The Italian motorcyclist Fabrizio Meoni died of a heart attack yesterday after a crash during stage 11 of the Dakar rally, a day after his Spanish rival Jose Manuel Perez died from his injuries.

Meoni, who was married with two children, won the Dakar rally in 2001 and 2002 and had said this race would be his last. He was second in the motorcycle standings after the 10th stage.

The 47-year-old was the 11th motorcyclist to die in the Dakar rally and the 45th competitor overall. Etienne Lavigne, the race director, said that Meoni, known by Italians as "The African", was tended by paramedics for 45 minutes at the scene of the crash, a third of the way through the stage between Atar and Kiffa in Mauritania. However, they were unable to revive him.

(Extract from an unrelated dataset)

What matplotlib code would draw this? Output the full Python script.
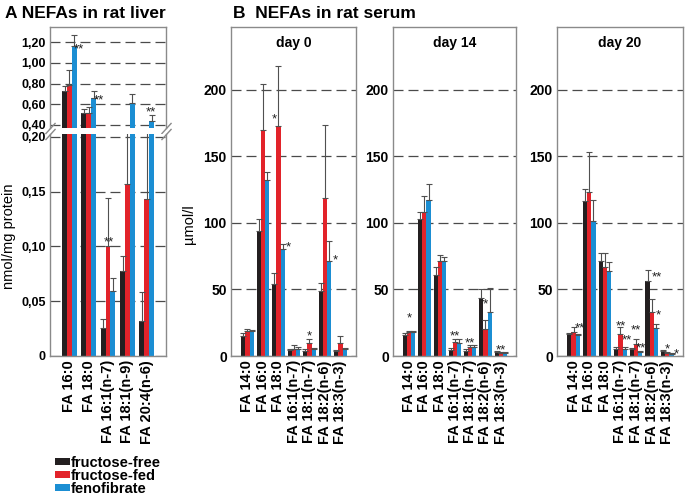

On Monday, Perez died in a Spanish hospital after a fall from his motorcycle during a stage in Mauritania last week.

"The Dakar rally is fascinating, it's part of our passion, but there are certain things you wish would never happen," the Italian newspaper La Repubblica quoted Meoni as saying after Perez's death.

The race was first held 26 years ago as the Paris-Dakar rally. The race no longer starts from the French capital.

In the car category yesterday, the German driver Jutta Kleinschmidt, driving a Volkswagen, won the 11th stage. He finished the 250-mile leg between Atar and Kiffa in 5hr 29min 37sec. The Frenchman Luc Alphand was 1min 4sec behind, with overall leader Stéphane Peterhansel 2:42 further back.